Dove the canyon with Scott and Margaret Webb and Jim Lyle thursday night. Scott took us out in the boat, and due to a cold, stayed on the surface.

Photos here:

http://www.rogercarlsonphotography.com/g2rcp/v/SoCal2007/070208canyon/

Lots of squid egg carpets. Jim saw a squid, showed me a fringehead, and also a juvenile black sea bass, all in 70-80 feet of water. Vis was good.

On the way out, we were talking about a camera problem that Margaret had had, and Jim said, well, who can think in 80 feet of water. I raised my hand. I almost said, "you can give me any camera in any condition and I can make it go." Somebody must have heard me....

I got ready in a hurry, had put my dry gloves on my sleeves in a hurry, and intended to do the final click-seal after I put the suit on.

As we got ready, I got my BC inflator tangled up and scott helped me put it over my shoulder. I didn't bother to velcro it down.

I forgot the wrist seal, so on the descent, I had a pretty major flood on my left wrist. I pinched the seal closed, and think I got it. But I did consider calling the dive.

My right wrist flooded, and I did the same thing. Or maybe my wrist was just cold, since I forgot my glove liners, too. No way could I have a double failure, right? But I did, clamped it down, slowed the leak, it seemed OK.

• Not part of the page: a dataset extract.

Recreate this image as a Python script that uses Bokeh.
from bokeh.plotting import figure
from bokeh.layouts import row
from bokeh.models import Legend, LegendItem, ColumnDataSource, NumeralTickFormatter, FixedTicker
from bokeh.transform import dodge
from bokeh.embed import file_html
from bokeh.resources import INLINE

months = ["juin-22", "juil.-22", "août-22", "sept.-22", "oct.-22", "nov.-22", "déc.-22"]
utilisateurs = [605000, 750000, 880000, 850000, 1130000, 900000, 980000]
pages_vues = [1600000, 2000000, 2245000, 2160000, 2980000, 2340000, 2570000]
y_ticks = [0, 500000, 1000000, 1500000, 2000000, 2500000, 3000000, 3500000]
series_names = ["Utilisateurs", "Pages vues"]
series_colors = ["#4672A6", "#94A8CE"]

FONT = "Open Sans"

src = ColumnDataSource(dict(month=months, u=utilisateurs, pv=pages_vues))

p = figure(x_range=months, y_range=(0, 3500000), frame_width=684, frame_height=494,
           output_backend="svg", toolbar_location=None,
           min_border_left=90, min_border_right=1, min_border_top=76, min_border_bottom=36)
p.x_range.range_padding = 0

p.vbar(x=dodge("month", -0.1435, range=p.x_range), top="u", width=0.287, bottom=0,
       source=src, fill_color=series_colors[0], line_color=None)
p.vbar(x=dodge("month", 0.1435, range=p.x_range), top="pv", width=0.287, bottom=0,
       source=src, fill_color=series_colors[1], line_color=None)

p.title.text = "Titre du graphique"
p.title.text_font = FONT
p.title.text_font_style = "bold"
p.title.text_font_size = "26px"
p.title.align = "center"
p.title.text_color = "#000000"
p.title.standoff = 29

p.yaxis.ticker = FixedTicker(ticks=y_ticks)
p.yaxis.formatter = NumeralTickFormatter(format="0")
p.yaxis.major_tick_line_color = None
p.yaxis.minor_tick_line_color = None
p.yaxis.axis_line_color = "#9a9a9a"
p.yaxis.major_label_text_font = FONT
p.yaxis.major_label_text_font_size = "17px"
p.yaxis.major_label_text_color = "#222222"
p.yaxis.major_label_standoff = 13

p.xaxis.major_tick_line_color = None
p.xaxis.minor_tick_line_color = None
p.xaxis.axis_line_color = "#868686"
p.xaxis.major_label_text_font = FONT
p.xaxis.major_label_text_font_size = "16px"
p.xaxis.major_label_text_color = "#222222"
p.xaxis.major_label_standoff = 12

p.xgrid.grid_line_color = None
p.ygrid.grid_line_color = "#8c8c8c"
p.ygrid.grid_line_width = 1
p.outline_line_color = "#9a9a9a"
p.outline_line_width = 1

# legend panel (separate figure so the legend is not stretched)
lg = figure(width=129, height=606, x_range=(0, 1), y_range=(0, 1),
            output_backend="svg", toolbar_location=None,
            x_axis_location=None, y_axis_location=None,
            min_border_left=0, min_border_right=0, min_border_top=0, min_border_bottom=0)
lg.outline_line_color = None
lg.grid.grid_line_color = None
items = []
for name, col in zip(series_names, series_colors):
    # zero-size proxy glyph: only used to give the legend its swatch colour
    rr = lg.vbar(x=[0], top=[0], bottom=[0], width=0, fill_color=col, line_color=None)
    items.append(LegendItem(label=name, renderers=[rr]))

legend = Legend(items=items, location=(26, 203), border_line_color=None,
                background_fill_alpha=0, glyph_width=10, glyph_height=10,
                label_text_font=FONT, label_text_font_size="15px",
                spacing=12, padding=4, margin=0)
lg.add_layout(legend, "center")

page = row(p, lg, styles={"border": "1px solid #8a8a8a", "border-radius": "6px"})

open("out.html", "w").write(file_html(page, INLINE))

By now I was nearing the bottom, and had lost my inflator, and sank into the mud. A twist in my inflator hose kept pulling it back over my shoulder.

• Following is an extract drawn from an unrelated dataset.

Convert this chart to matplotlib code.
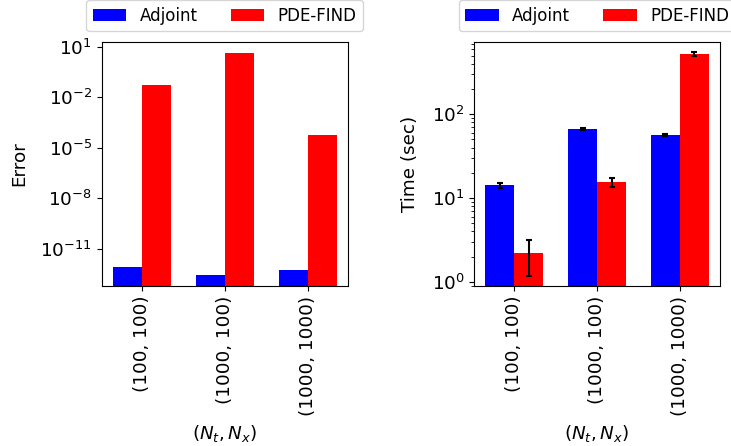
import matplotlib
matplotlib.use("Agg")
import matplotlib.pyplot as plt
import numpy as np

plt.rcParams['font.size'] = 13.2
plt.rcParams['legend.fontsize'] = 12

categories = ["(100, 100)", "(1000, 100)", "(1000, 1000)"]
series = ["Adjoint", "PDE-FIND"]
colors = ["blue", "red"]

error_adjoint = [8.1e-13, 2.6e-13, 5.2e-13]
error_pdefind = [0.054, 4.4, 6.0e-5]

time_adjoint = [14.2, 66.7, 56.6]
time_adjoint_err = [1.0, 1.5, 1.5]
time_pdefind = [2.18, 15.4, 525.0]
time_pdefind_err = [1.0, 2.0, 25.0]

W, H = 731, 446
DPI = 100
fig = plt.figure(figsize=(W / DPI, H / DPI), dpi=DPI)

def axrect(x0, y0, x1, y1):
    return [x0 / W, 1 - y1 / H, (x1 - x0) / W, (y1 - y0) / H]

ax1 = fig.add_axes(axrect(101.7, 41.7, 347.7, 286))
ax2 = fig.add_axes(axrect(474.3, 41.7, 720, 286))

x = np.arange(len(categories))
w = 0.35

ax1.bar(x - w / 2, error_adjoint, w, color=colors[0], label=series[0])
ax1.bar(x + w / 2, error_pdefind, w, color=colors[1], label=series[1])
ax1.set_yscale('log')
ax1.set_ylim(5.9e-14, 20)
ax1.set_yticks([1e1, 1e-2, 1e-5, 1e-8, 1e-11])
ax1.set_ylabel("Error", labelpad=9)

ekw = dict(ecolor='black', capsize=2.5, elinewidth=1.5, capthick=1.5)
ax2.bar(x - w / 2, time_adjoint, w, yerr=time_adjoint_err, color=colors[0], label=series[0], error_kw=ekw)
ax2.bar(x + w / 2, time_pdefind, w, yerr=time_pdefind_err, color=colors[1], label=series[1], error_kw=ekw)
ax2.set_yscale('log')
ax2.set_ylim(0.89, 736)
ax2.set_ylabel("Time (sec)", labelpad=9)

for ax in (ax1, ax2):
    ax.set_xticks(x)
    ax.set_xticklabels(categories, rotation=90)
    ax.set_xlim(-0.485, 2.485)
    ax.set_xlabel(r"$(N_t, N_x)$", labelpad=5.5)
    ax.legend(loc='lower center', bbox_to_anchor=(0.5, 1 + 10.5 / 244.3),
              ncol=2, borderaxespad=0)

fig.savefig("out.png", dpi=DPI)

I unfolded my camera, pretty task loaded, and started setting up. I have an old 5050, and use the my-mode settings... I moved the mode dial over to the my-mode section and pressed the my-mode select button...

and up came the screen to select the drive mode. Not the my-mode.

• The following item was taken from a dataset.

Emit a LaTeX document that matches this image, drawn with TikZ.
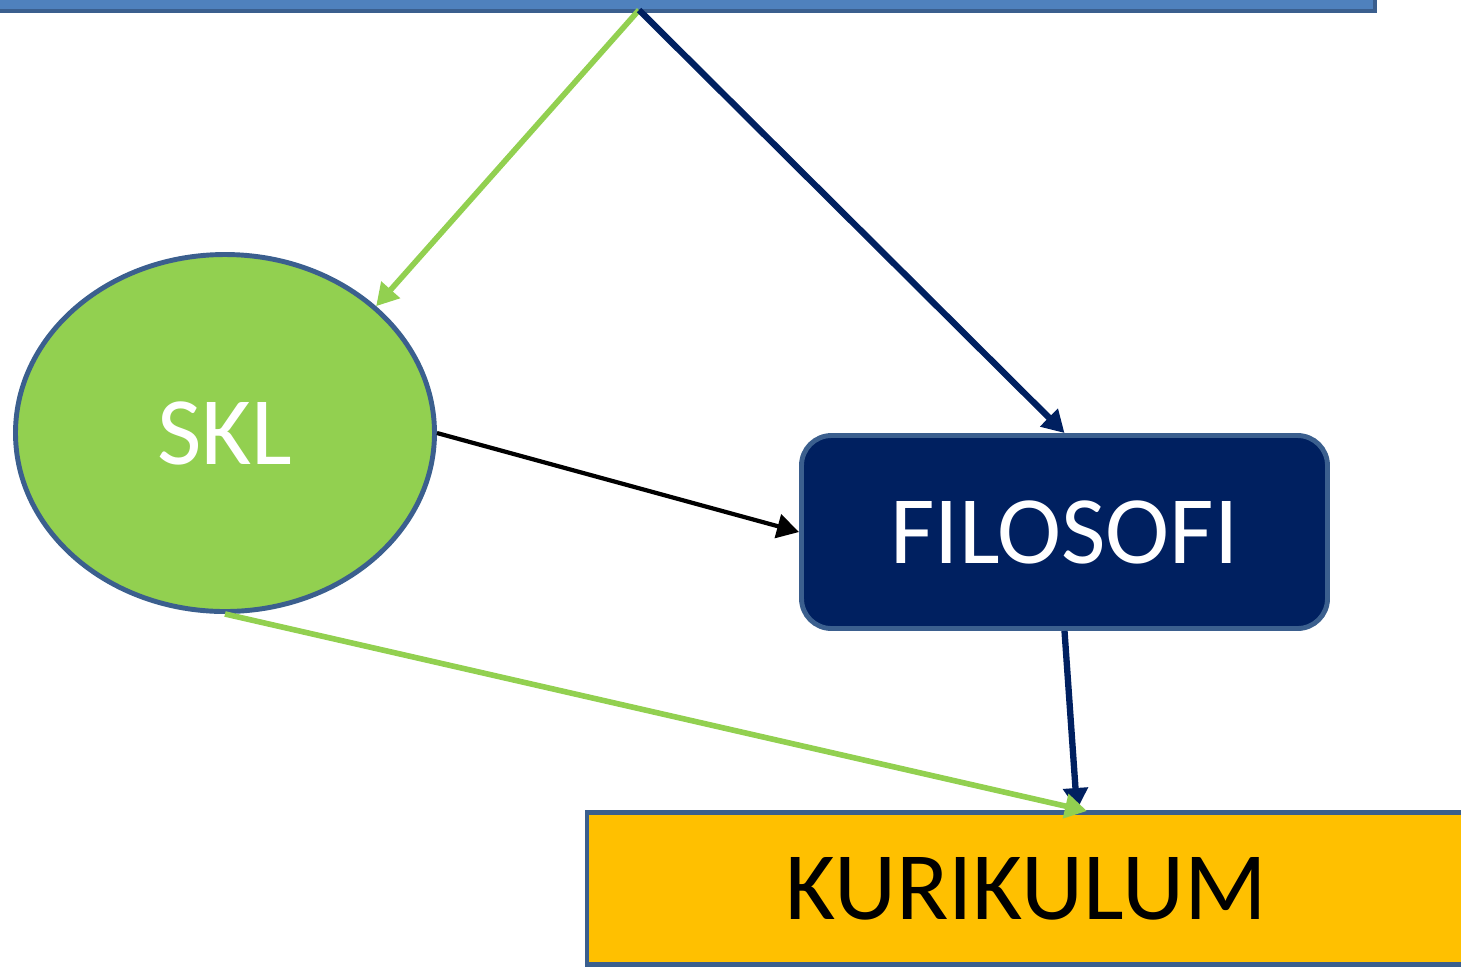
\documentclass[tikz,border=0pt]{standalone}
\usepackage{fontspec}
\setmainfont{Carlito}
\usetikzlibrary{arrows.meta, shapes.geometric, positioning}
\definecolor{edgeblue}{HTML}{3B5F8E}
\definecolor{skyblue}{HTML}{4F81BD}
\definecolor{leaf}{HTML}{92D050}
\definecolor{navy}{HTML}{002060}
\definecolor{gold}{HTML}{FFC000}

\begin{document}
\begin{tikzpicture}[
      box/.style = {draw = edgeblue, line width = 1.4pt, inner sep = 0pt, font = \fontsize{27.5}{32}\selectfont},
      link/.style = {-{Triangle[length = 2.2mm, width = 2.4mm]}, line width = 1.6pt}]
      \clip (0, 0) rectangle (14.61, -9.66);
      \node[box, fill = skyblue, minimum width = 13.85cm, minimum height = 1cm] (head) at (6.825, 0.39) {};
      \node[box, ellipse, fill = leaf, text = white, minimum width = 4.19cm, minimum height = 3.57cm] (skl) at (2.25, -4.33) {\raisebox{-0.4ex}{SKL}};
      \node[box, rounded corners = 0.3cm, fill = navy, text = white, minimum width = 5.26cm, minimum height = 1.93cm] (filo) at (10.645, -5.32) {FILOSOFI};
      \node[box, fill = gold, minimum width = 8.78cm, minimum height = 1.52cm] (kuri) at (10.26, -8.885) {KURIKULUM};
      \coordinate (split) at (6.39, -0.1);
      \coordinate (fin) at (10.77, -8.1);
      \coordinate (kin) at (10.87, -8.11);
      \draw[link, leaf] (split) -- (skl.40);
      \draw[link, navy, line width = 1.8pt] (split) -- (filo.north);
      \draw[link, black, line width = 1.2pt] (skl.east) -- (filo.west);
      \draw[link, navy, line width = 1.8pt] (filo.south) -- (fin);
      \draw[link, leaf] (skl.south) -- (kin);
    \end{tikzpicture}
\end{document}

And I realized that I had just gotten my camera back from olympus service, and all the my-modes were gone. In fact, I had only turned the camera on to set the date. I had a camera that was basically brain-wiped, fresh out of the box, brand new.

Oy gevalt. Time for my butt to cash the check my mouth wrote earlier....

So back to manual mode, back to f1.8, 1/30th of a sec. I bumped the ISO up to 200 to capture divers in the background.

Started shooting... the right of every image was bright, the left was dark. Time to check strobes. My strobe batteries are ancient and dying, power could have failed on the left. More troubleshooting. I finally decided the left strobe was dead or dim, and I'd be running right only.

But the right was still blown out, lots of backscatter. So my left strobe is dim, my right is bright... another double failure? no way. Was I picking up my focus light? the light on my mask? More troubleshooting.

Somewhere in here Jim showed me a fringehead, and I declined to attempt photographing it.

I finally went completely dark, all lights and strobes off, and I STILL had blownout light on the right side. Was I picking up someone else's lights or strobes? donno...

finally, I realized that I forgotten one last setting in the camera: slave strobe mode. My internal strobe was doing full dumps.

Finally, finally, all working, I got on with the dive. I'm not sure how long it all took. But I do remember thinking, damn, not much more can go wrong without it being serious.

Took some shots of the egg mats and Jim and Margaret (mostly Jim, Margaret kept turning away from me), and we ascended and swam back to the boat.

Haven't had a dive like that in a long time.